# Software Crisis
Developments in software technology continue to be dynamic.
New tools and techniques are announced in quick succession. This has forced the
software engineers and industry to continuously look for new approaches to
software design and development, and they are becoming more and more critical
in view of the increasing complexity of software systems as well as the highly
competitive nature of the industry. These rapid advances appear to have created
a situation of crisis within the industry. The following issued need to be
addressed to face the crisis:
• How to represent real-life entities of problems in system
design?
• How to design system with open interfaces?
• How to ensure reusability and extensibility of modules?
• How to develop modules that are tolerant of any changes in
future?
• How to improve software productivity and decrease software
cost?
• How to improve the quality of software?
• How to manage time schedules?
# Software Evaluation
Ernest Tello, A well known writer in the field of artificial
intelligence, compared the evolution of software technology to the growth of
the tree. Like a tree, the software evolution has had distinct phases “layers”
of growth. These layers were building up one by one over the last five decades
as shown in fig. 1.1, with each layer representing and improvement over the
previous one. However, the analogy fails if we consider the life of these
layers.
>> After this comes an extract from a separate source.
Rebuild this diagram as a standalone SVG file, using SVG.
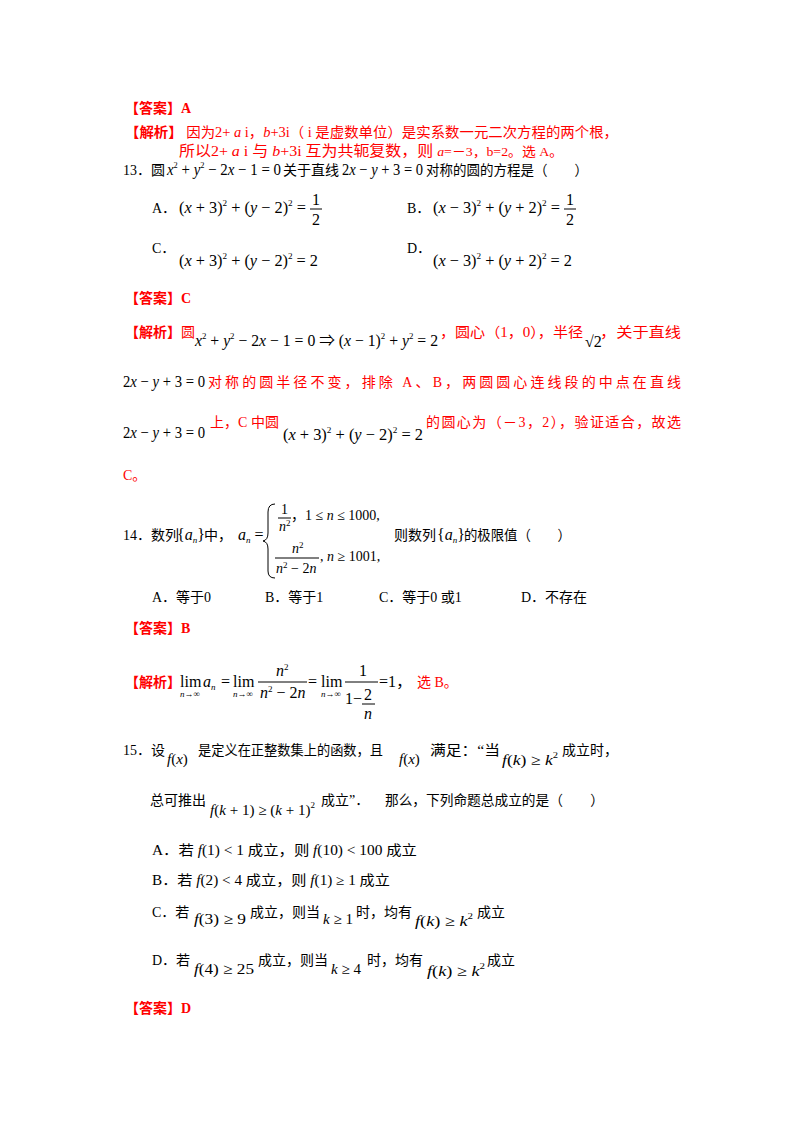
<svg xmlns="http://www.w3.org/2000/svg" width="800" height="1132" viewBox="0 0 800 1132">
<style>
text{font-family:"Liberation Serif","Noto Sans CJK SC",serif;font-size:14px;fill:#000}
.r{fill:#f00}
.b{font-weight:bold}
.i{font-style:italic}
.n{font-style:normal}
.s{font-size:9px}
.m{font-size:16px}
.f{font-size:15px}
line,path{stroke:#000;stroke-width:1;fill:none}
</style>
<rect width="800" height="1132" fill="#fff"/>
<g id="q12ans">
<text x="125" y="113" class="r b">【答案】A</text>
<text x="125" y="137" class="r" textLength="493" lengthAdjust="spacingAndGlyphs"><tspan class="b">【解析】</tspan> 因为2+ <tspan class="i">a</tspan> i，<tspan class="i">b</tspan>+3i（ i 是虚数单位）是实系数一元二次方程的两个根，</text>
<text x="179" y="156" class="r" style="font-size:15px" textLength="384" lengthAdjust="spacingAndGlyphs">所以2+ <tspan class="i">a</tspan> i 与 <tspan class="i">b</tspan>+3i 互为共轭复数，则 <tspan class="i" style="font-size:13px">a</tspan><tspan style="font-size:13px">=－3，b=2。选 A。</tspan></text>
</g>
<g id="q13">
<text x="123" y="175">13．圆</text>
<text x="167" y="175" class="m" textLength="114" lengthAdjust="spacingAndGlyphs"><tspan class="i">x</tspan><tspan class="s" dy="-7">2</tspan><tspan dy="7"> + </tspan><tspan class="i">y</tspan><tspan class="s" dy="-7">2</tspan><tspan dy="7"> − 2</tspan><tspan class="i">x</tspan> − 1 = 0</text>
<text x="283" y="175">关于直线</text>
<text x="342" y="175" class="m" textLength="81" lengthAdjust="spacingAndGlyphs">2<tspan class="i">x</tspan> − <tspan class="i">y</tspan> + 3 = 0</text>
<text x="426" y="175" textLength="162" lengthAdjust="spacingAndGlyphs">对称的圆的方程是（　　）</text>
<text x="152" y="213">A．</text>
<text x="179" y="213" class="m" textLength="127" lengthAdjust="spacingAndGlyphs">(<tspan class="i">x</tspan> + 3)<tspan class="s" dy="-7">2</tspan><tspan dy="7"> + (</tspan><tspan class="i">y</tspan> − 2)<tspan class="s" dy="-7">2</tspan><tspan dy="7"> =</tspan></text>
<text x="312" y="205" class="m">1</text><line x1="310" y1="209" x2="322" y2="209"/><text x="312" y="225" class="m">2</text>
<text x="407" y="213">B．</text>
<text x="433" y="213" class="m" textLength="127" lengthAdjust="spacingAndGlyphs">(<tspan class="i">x</tspan> − 3)<tspan class="s" dy="-7">2</tspan><tspan dy="7"> + (</tspan><tspan class="i">y</tspan> + 2)<tspan class="s" dy="-7">2</tspan><tspan dy="7"> =</tspan></text>
<text x="566" y="205" class="m">1</text><line x1="564" y1="209" x2="576" y2="209"/><text x="566" y="225" class="m">2</text>
<text x="152" y="253">C．</text>
<text x="179" y="266" class="m" textLength="139" lengthAdjust="spacingAndGlyphs">(<tspan class="i">x</tspan> + 3)<tspan class="s" dy="-7">2</tspan><tspan dy="7"> + (</tspan><tspan class="i">y</tspan> − 2)<tspan class="s" dy="-7">2</tspan><tspan dy="7"> = 2</tspan></text>
<text x="407" y="253">D．</text>
<text x="433" y="266" class="m" textLength="139" lengthAdjust="spacingAndGlyphs">(<tspan class="i">x</tspan> − 3)<tspan class="s" dy="-7">2</tspan><tspan dy="7"> + (</tspan><tspan class="i">y</tspan> + 2)<tspan class="s" dy="-7">2</tspan><tspan dy="7"> = 2</tspan></text>
</g>
<g id="q13ans">
<text x="125" y="303" class="r b">【答案】C</text>
<text x="125" y="337" class="r"><tspan class="b">【解析】</tspan>圆</text>
<text x="195" y="346" class="m" textLength="243" lengthAdjust="spacingAndGlyphs"><tspan class="i">x</tspan><tspan class="s" dy="-7">2</tspan><tspan dy="7"> + </tspan><tspan class="i">y</tspan><tspan class="s" dy="-7">2</tspan><tspan dy="7"> − 2</tspan><tspan class="i">x</tspan> − 1 = 0 ⇒ (<tspan class="i">x</tspan> − 1)<tspan class="s" dy="-7">2</tspan><tspan dy="7"> + </tspan><tspan class="i">y</tspan><tspan class="s" dy="-7">2</tspan><tspan dy="7"> = 2</tspan></text>
<text x="440" y="337" class="r" textLength="143" lengthAdjust="spacingAndGlyphs">，圆心（1，0），半径</text>
<text x="585" y="347" class="m">√2</text>
<text x="600" y="337" class="r" textLength="81" lengthAdjust="spacingAndGlyphs">，关于直线</text>
<text x="123" y="387" class="m" textLength="82" lengthAdjust="spacingAndGlyphs">2<tspan class="i">x</tspan> − <tspan class="i">y</tspan> + 3 = 0</text>
<text x="208" y="387" class="r" textLength="473" lengthAdjust="spacing">对称的圆半径不变，排除 A、B，两圆圆心连线段的中点在直线</text>
<text x="123" y="438" class="m" textLength="82" lengthAdjust="spacingAndGlyphs">2<tspan class="i">x</tspan> − <tspan class="i">y</tspan> + 3 = 0</text>
<text x="210" y="427" class="r" textLength="69" lengthAdjust="spacing">上，C 中圆</text>
<text x="283" y="440" class="m" textLength="140" lengthAdjust="spacingAndGlyphs">(<tspan class="i">x</tspan> + 3)<tspan class="s" dy="-7">2</tspan><tspan dy="7"> + (</tspan><tspan class="i">y</tspan> − 2)<tspan class="s" dy="-7">2</tspan><tspan dy="7"> = 2</tspan></text>
<text x="426" y="427" class="r" textLength="255" lengthAdjust="spacing">的圆心为（－3，2），验证适合，故选</text>
<text x="123" y="480" class="r">C。</text>
</g>
<g id="q14">
<text x="123" y="540">14．数列</text>
<text x="177" y="540" class="m">{<tspan class="i">a</tspan><tspan class="s i" dy="3">n</tspan><tspan dy="-3">}</tspan></text>
<text x="204" y="540">中，</text>
<text x="238" y="540" class="m"><tspan class="i">a</tspan><tspan class="s i" dy="3">n</tspan><tspan dy="-3"> =</tspan></text>
<path d="M275,504 Q268,504 268,512 L268,533 Q268,540 263,541 Q268,542 268,549 L268,571 Q268,578 275,578"/>
<text x="281" y="514">1</text><line x1="278" y1="518" x2="291" y2="518"/><text x="279" y="531" class="i">n<tspan class="s n" dy="-5">2</tspan></text>
<text x="291" y="520">，1 ≤ <tspan class="i">n</tspan> ≤ 1000,</text>
<text x="292" y="553" class="i">n<tspan class="s n" dy="-5">2</tspan></text>
<line x1="275" y1="558" x2="319" y2="558"/>
<text x="276" y="573" class="i">n<tspan class="s n" dy="-5">2</tspan><tspan dy="5" class="n"> − 2</tspan>n</text>
<text x="320" y="561">, <tspan class="i">n</tspan> ≥ 1001,</text>
<text x="394" y="540">则数列</text>
<text x="437" y="540" class="m">{<tspan class="i">a</tspan><tspan class="s i" dy="3">n</tspan><tspan dy="-3">}</tspan></text>
<text x="464" y="540" textLength="107" lengthAdjust="spacingAndGlyphs">的极限值（　　）</text>
<text x="152" y="602">A．等于0</text>
<text x="265" y="602">B．等于1</text>
<text x="379" y="602">C．等于0 或1</text>
<text x="521" y="602">D．不存在</text>
</g>
<g id="q14ans">
<text x="125" y="633" class="r b">【答案】B</text>
<text x="125" y="687" class="r b">【解析】</text>
<text x="180" y="687" class="m">lim</text><text x="180" y="697" class="s i">n→∞</text>
<text x="203" y="687" class="m i">a<tspan class="s" dy="3">n</tspan></text>
<text x="221" y="687" class="m">=</text>
<text x="233" y="687" class="m">lim</text><text x="233" y="697" class="s i">n→∞</text>
<text x="276" y="676" class="m i">n<tspan class="s n" dy="-6">2</tspan></text>
<line x1="258" y1="682" x2="307" y2="682"/>
<text x="260" y="698" class="m i">n<tspan class="s n" dy="-6">2</tspan><tspan dy="6" class="n"> − 2</tspan>n</text>
<text x="308" y="687" class="m">=</text>
<text x="321" y="687" class="m">lim</text><text x="321" y="697" class="s i">n→∞</text>
<text x="359" y="676" class="m">1</text>
<line x1="345" y1="682" x2="378" y2="682"/>
<text x="345" y="704" class="m">1−</text>
<text x="364" y="700" class="m">2</text><line x1="362" y1="704" x2="375" y2="704"/><text x="364" y="719" class="m i">n</text>
<text x="379" y="687" class="m">=1，</text>
<text x="417" y="687" class="r">选 B。</text>
</g>
<g id="q15">
<text x="123" y="755">15．设</text>
<text x="167" y="764" class="i f">f<tspan class="n">(</tspan>x<tspan class="n">)</tspan></text>
<text x="198" y="755" textLength="185" lengthAdjust="spacingAndGlyphs">是定义在正整数集上的函数，且</text>
<text x="399" y="764" class="i f">f<tspan class="n">(</tspan>x<tspan class="n">)</tspan></text>
<text x="430" y="755" textLength="70" lengthAdjust="spacingAndGlyphs">满足：“当</text>
<text x="502" y="765" class="i f" textLength="56" lengthAdjust="spacingAndGlyphs">f<tspan class="n">(</tspan>k<tspan class="n">) ≥ </tspan>k<tspan class="s n" dy="-7">2</tspan></text>
<text x="562" y="755">成立时，</text>
<text x="150" y="805">总可推出</text>
<text x="210" y="815" class="i f" textLength="105" lengthAdjust="spacingAndGlyphs">f<tspan class="n">(</tspan>k<tspan class="n"> + 1) ≥ (</tspan>k<tspan class="n"> + 1)</tspan><tspan class="s n" dy="-7">2</tspan></text>
<text x="321" y="805">成立”．</text>
<text x="385" y="805" textLength="219" lengthAdjust="spacingAndGlyphs">那么，下列命题总成立的是（　　）</text>
<text x="152" y="855" textLength="265" lengthAdjust="spacingAndGlyphs">A．若 <tspan class="i">f</tspan>(1) &lt; 1 成立，则 <tspan class="i">f</tspan>(10) &lt; 100 成立</text>
<text x="152" y="885" textLength="238" lengthAdjust="spacingAndGlyphs">B．若 <tspan class="i">f</tspan>(2) &lt; 4 成立，则 <tspan class="i">f</tspan>(1) ≥ 1 成立</text>
<text x="152" y="917">C．若</text>
<text x="194" y="924" class="f" textLength="52" lengthAdjust="spacingAndGlyphs"><tspan class="i">f</tspan>(3) ≥ 9</text>
<text x="250" y="917">成立，则当</text>
<text x="323" y="924" class="f"><tspan class="i">k</tspan> ≥ 1</text>
<text x="356" y="917">时，均有</text>
<text x="415" y="926" class="f" textLength="58" lengthAdjust="spacingAndGlyphs"><tspan class="i">f</tspan>(<tspan class="i">k</tspan>) ≥ <tspan class="i">k</tspan><tspan class="s" dy="-7">2</tspan></text>
<text x="477" y="917">成立</text>
<text x="152" y="965">D．若</text>
<text x="194" y="974" class="f" textLength="60" lengthAdjust="spacingAndGlyphs"><tspan class="i">f</tspan>(4) ≥ 25</text>
<text x="258" y="965">成立，则当</text>
<text x="331" y="974" class="f"><tspan class="i">k</tspan> ≥ 4</text>
<text x="367" y="965">时，均有</text>
<text x="427" y="976" class="f" textLength="58" lengthAdjust="spacingAndGlyphs"><tspan class="i">f</tspan>(<tspan class="i">k</tspan>) ≥ <tspan class="i">k</tspan><tspan class="s" dy="-7">2</tspan></text>
<text x="487" y="965">成立</text>
<text x="125" y="1013" class="r b">【答案】D</text>
</g>
</svg>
In software system each of the layers continues to be functional, whereas
in the case of trees, only the uppermost layer is functional Alan Kay, one of
the promoters of the object-oriented paradigm and the principal designer of
Smalltalk, has said: “As complexity increases, architecture dominates the basic
materials”. To build today’s complex software it is just not enough to put
together a sequence of programming statements and sets of procedures and
modules; we need to incorporate sound construction techniques and program
structures that are easy to comprehend implement and modify.
With the advent of languages such as c, structured
programming became very popular and was the main technique of the 1980’s.
Structured programming was a powerful tool that enabled programmers to write
moderately complex programs fairly easily. However, as the programs grew
larger, even the structured approach failed to show the desired result in terms
of bug-free, easy-to- maintain, and reusable programs.